Stefes: I would argue that in both countries the turn towards and consolidation of democratic rule is an uphill battle. I thereby largely support Steven Fish’s argument. Super-presidentialism, a weakly organized and fragmented opposition, and the adverse impact of authoritarian neighbors – especially, Russia – have been strong barriers to democratization in these two countries. Armenia’s authoritarian leadership can furthermore benefit from a merger of political power and economic resources, as I mentioned earlier, and it can rely on a well-trained and loyal coercive apparatus that has turned out to be a steadfast supporter of the incumbent government in times of crisis (e.g. in 1996, 2004, and 2008). I believe that Georgia has a better chance to establish democratic rule. Western countries’ strong criticism of the Georgian government’s crackdown on peaceful demonstrators in March 2008 has certainly left an impression on President Saak’ashvili. Facing a similar situation this year, he has skillfully let the opposition run out of steam, abstaining from using force. Unlike the Armenian leadership, which can rely on Russia for military, diplomatic, and economic support, Georgia can only turn towards the West for support. After last year’s war with Russia, Georgia cannot find any other foreign allies but the US and European governments and at least the Europeans have at times been sharply critical of authoritarian tendencies under Saak’ashvili. Today, I would classify Saak’ashvili’s regime as semi-democratic; whereas Armenia’s current regime under President Sargsyan is at best semi-authoritarian or “competitive authoritarian”, as my colleagues Steve Levitsky and Lucan Way would call it. I don’t see that this might change anytime soon.
 

CRIA: Finally, regarding your upcoming book, can you talk about the rhetorical battle between Russia and Georgia?

Stefes: If we analyze the rhetorical battle that Russia and Georgia have fought before, during, and after the war in 2008, it becomes very clear that the war was not just fought over the future of Georgia’s two breakaway regions, South Ossetia and Abkhazia. Surrounding the active war, a tremendous rhetorical battle has been fought on all sides. For instance, both Russian and Georgian government officials have written op-ed pieces for numerous newspapers (e.g. International Herald Tribune and The Wall Street Journal), appeared on TV talk shows (such as CNN), and employed professional PR and legal firms to spread their messages as widely and as convincingly as possible. Russian and Georgian governments have thereby tried to communicate with their own people, with each other, and with the outside world (especially with the governments in the United States and in Europe).
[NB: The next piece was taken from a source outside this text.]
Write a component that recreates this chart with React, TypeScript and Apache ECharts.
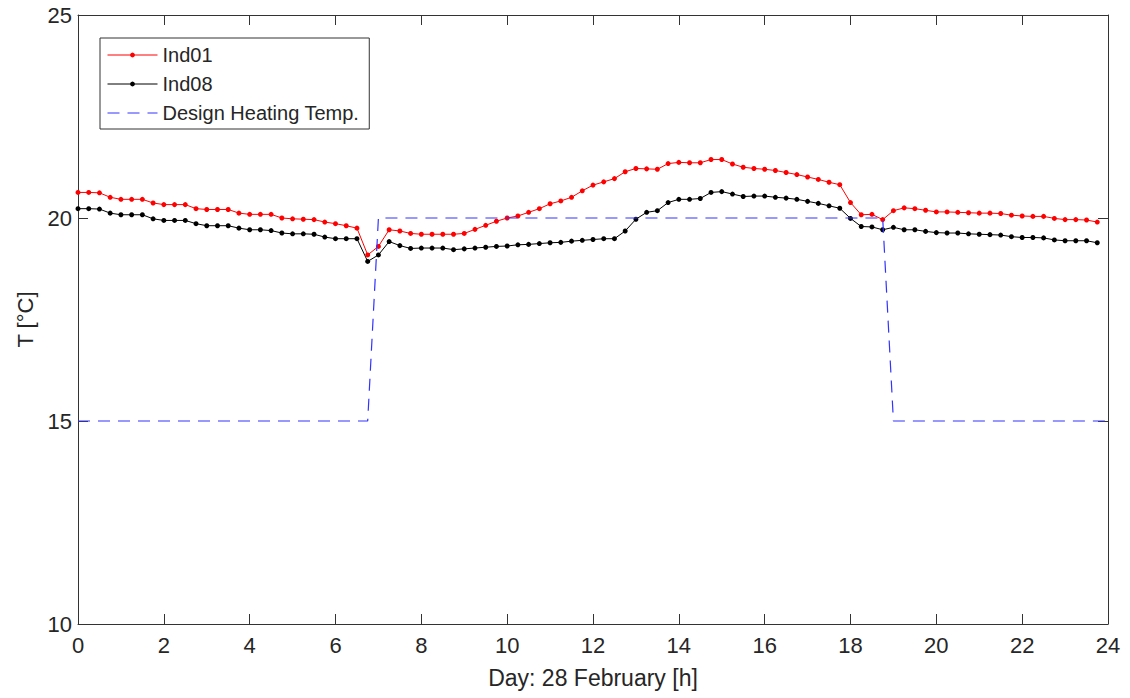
import React, { useEffect, useRef } from "react";
import * as echarts from "echarts";

// Indoor temperature samples every 15 minutes, 0:00 .. 23:45
const ind01: number[] = [
  20.63, 20.63, 20.62, 20.51, 20.46, 20.46, 20.46, 20.37, 20.33, 20.33, 20.33, 20.23,
  20.21, 20.21, 20.21, 20.12, 20.09, 20.09, 20.09, 20.0, 19.98, 19.97, 19.96, 19.9,
  19.86, 19.81, 19.75, 19.09, 19.3, 19.71, 19.68, 19.62, 19.6, 19.6, 19.6, 19.6,
  19.62, 19.72, 19.82, 19.92, 20.0, 20.05, 20.14, 20.23, 20.35, 20.42, 20.51, 20.67,
  20.81, 20.89, 20.97, 21.14, 21.22, 21.21, 21.2, 21.34, 21.37, 21.36, 21.36, 21.44,
  21.44, 21.33, 21.25, 21.22, 21.2, 21.17, 21.12, 21.07, 21.01, 20.95, 20.88, 20.82,
  20.38, 20.08, 20.09, 19.96, 20.18, 20.25, 20.23, 20.19, 20.15, 20.15, 20.14, 20.13,
  20.12, 20.12, 20.11, 20.07, 20.05, 20.04, 20.04, 19.99, 19.96, 19.96, 19.95, 19.9,
];

const ind08: number[] = [
  20.23, 20.23, 20.22, 20.12, 20.08, 20.08, 20.08, 19.98, 19.94, 19.94, 19.94, 19.86,
  19.81, 19.81, 19.81, 19.75, 19.71, 19.71, 19.69, 19.63, 19.61, 19.61, 19.6, 19.53,
  19.49, 19.49, 19.49, 18.93, 19.09, 19.42, 19.32, 19.25, 19.26, 19.26, 19.26, 19.22,
  19.24, 19.26, 19.28, 19.3, 19.31, 19.34, 19.35, 19.37, 19.39, 19.4, 19.43, 19.45,
  19.47, 19.49, 19.49, 19.68, 19.97, 20.14, 20.18, 20.38, 20.46, 20.46, 20.48, 20.63,
  20.65, 20.59, 20.53, 20.54, 20.54, 20.51, 20.49, 20.46, 20.41, 20.36, 20.3, 20.24,
  19.99, 19.79, 19.78, 19.71, 19.77, 19.71, 19.71, 19.67, 19.64, 19.63, 19.63, 19.61,
  19.6, 19.59, 19.58, 19.54, 19.52, 19.52, 19.51, 19.46, 19.44, 19.44, 19.44, 19.39,
];

const SAMPLE_STEP_H = 0.25;
const hours: number[] = ind01.map((_, i) => i * SAMPLE_STEP_H);

// Design heating temperature breakpoints
const designHours: number[] = [0, 6.75, 7, 18.75, 19, 24];
const designTemp: number[] = [15, 15, 20, 20, 15, 15];

const xTicks = { min: 0, max: 24, interval: 2 };
const yTicks = { min: 10, max: 25, interval: 5 };

const seriesNames = ["Ind01", "Ind08", "Design Heating Temp."];
const xAxisTitle = "Day: 28 February [h]";
const yAxisTitle = "T [°C]";

const FONT = "'Liberation Sans', Arial, sans-serif";
const TEXT = "#262626";
const AXIS = "#333333";

export default function App() {
  const ref = useRef<HTMLDivElement>(null);

  useEffect(() => {
    document.body.style.margin = "0";
    if (!ref.current) return;
    const chart = echarts.init(ref.current, undefined, { renderer: "svg" });

    const tickCommon = {
      show: true,
      inside: true,
      length: 10,
      lineStyle: { color: AXIS, width: 1 },
    };

    const option: any = {
      animation: false,
      backgroundColor: "#ffffff",
      textStyle: { fontFamily: FONT, color: TEXT },
      grid: { left: 78, right: 22, top: 15, bottom: 74, containLabel: false },
      legend: {
        orient: "vertical",
        left: 100,
        top: 38,
        padding: [6, 10, 5, 7],
        itemGap: 7,
        itemWidth: 50,
        itemHeight: 6,
        borderColor: AXIS,
        borderWidth: 1,
        backgroundColor: "#ffffff",
        lineStyle: { width: 1 },
        textStyle: { fontFamily: FONT, fontSize: 20, color: TEXT, lineHeight: 22 },
        data: [
          { name: seriesNames[0] },
          { name: seriesNames[1] },
          { name: seriesNames[2], itemStyle: { opacity: 0 } },
        ],
      },
      xAxis: [
        {
          type: "value",
          ...xTicks,
          position: "bottom",
          name: xAxisTitle,
          nameLocation: "middle",
          nameGap: 42,
          nameTextStyle: { fontFamily: FONT, fontSize: 23, color: TEXT },
          axisLine: { show: true, onZero: false, lineStyle: { color: AXIS, width: 1 } },
          axisTick: tickCommon,
          axisLabel: { fontFamily: FONT, fontSize: 22, color: TEXT, margin: 10 },
          splitLine: { show: false },
        },
        {
          type: "value",
          ...xTicks,
          position: "top",
          axisLine: { show: true, onZero: false, lineStyle: { color: AXIS, width: 1 } },
          axisTick: tickCommon,
          axisLabel: { show: false },
          splitLine: { show: false },
        },
      ],
      yAxis: [
        {
          type: "value",
          ...yTicks,
          position: "left",
          name: yAxisTitle,
          nameLocation: "middle",
          nameGap: 40,
          nameTextStyle: { fontFamily: FONT, fontSize: 22, color: TEXT },
          axisLine: { show: true, onZero: false, lineStyle: { color: AXIS, width: 1 } },
          axisTick: tickCommon,
          axisLabel: { fontFamily: FONT, fontSize: 22, color: TEXT, margin: 6 },
          splitLine: { show: false },
        },
        {
          type: "value",
          ...yTicks,
          position: "right",
          axisLine: { show: true, onZero: false, lineStyle: { color: AXIS, width: 1 } },
          axisTick: tickCommon,
          axisLabel: { show: false },
          splitLine: { show: false },
        },
      ],
      series: [
        {
          name: seriesNames[0],
          type: "line",
          data: hours.map((h, i) => [h, ind01[i]]),
          symbol: "circle",
          symbolSize: 5,
          showSymbol: true,
          color: "#ff0000",
          itemStyle: { color: "#ff0000" },
          lineStyle: { color: "#ff0000", width: 1 },
          z: 3,
        },
        {
          name: seriesNames[1],
          type: "line",
          data: hours.map((h, i) => [h, ind08[i]]),
          symbol: "circle",
          symbolSize: 5,
          showSymbol: true,
          color: "#000000",
          itemStyle: { color: "#000000" },
          lineStyle: { color: "#000000", width: 1 },
          z: 3,
        },
        {
          name: seriesNames[2],
          type: "line",
          data: designHours.map((h, i) => [h, designTemp[i]]),
          symbol: "none",
          color: "#3333ff",
          itemStyle: { color: "#3333ff" },
          lineStyle: { color: "#3333ff", width: 1.2, type: [12, 8] },
          z: 4,
        },
      ],
    };

    chart.setOption(option);
    return () => chart.dispose();
  }, []);

  return (
    <div
      ref={ref}
      style={{ position: "absolute", left: 0, top: 0, width: 1130, height: 698 }}
    />
  );
}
Recurring references to international rules and norms are thereby meant to support specific storylines that legitimize the actions that each party took during the active war. Yet it is also about constructing particular narratives that outline specific understandings of the international system, the role of the adversaries in this system, and one’s own role in this system.

Starting with Russia, the Kremlin has clearly intended to draw a line in the sand. The Russian government feels betrayed, as all promises that were given during the 1990s by the West about respecting Russia’s national security interests have been subsequently ignored by the Bush administration. Russia has repeatedly expressed its worries that international treaties and laws would become meaningless in a unipolar world that is dominated by the United States. Of course, comparing Georgia and its president frequently to Nazi Germany and Adolf Hitler has not really helped to mend any fences. For Georgia, on the other hand, this war has had a deeper meaning, as it has been primarily fought over Georgia’s sovereignty. This is not surprising, as Georgia has just emerged as an independent state from Russia’s colonial empire – otherwise known as the Soviet Union. In the 1960s, we saw similar reactions from the government of newly independent states in Africa and Asia. And Georgia has had good reasons to be worried. For instance, Russia has repeatedly violated Georgia’s airspace for the past ten years.

Now, what does this all mean for the international efforts to find peace, and not just a ceasefire, in the region? First, there seems to be a preoccupation with finding out which side we should blame for the outbreak of this war. Who shot first? I don’t think that this detective work does us any good. After all, which of the many shots fired counts as the first shot? There have been skirmishes along the borders for years. The recent report by the European Union blames both Russia and Georgia for escalating tensions to a point where there was almost no way back. It is probably wise to leave it with that. Instead, the more difficult work of creating a new security architecture in the region needs to start as soon as possible. This new security structure needs to account for Russia’s legitimate political and economic interests in the region but also has to guarantee the sovereignty of the successor states of the Soviet Union. In addition to these countries, the new security structure needs to include the European Union and its member states as well as the United States. Frankly, I don’t know if we can achieve this kind of structure anytime soon. I am particularly worried about the uncompromising leaderships in Tbilisi and Moscow. However, it is also clear that in this part of the world, we need a lot more cooperation and confidence-building measures. Otherwise, we will see a resumption of violent hostilities not only in South Ossetia and Abkhazia but also in Nagorno-Karabakh, which could essentially mean that the entire South Caucasus goes up in flames.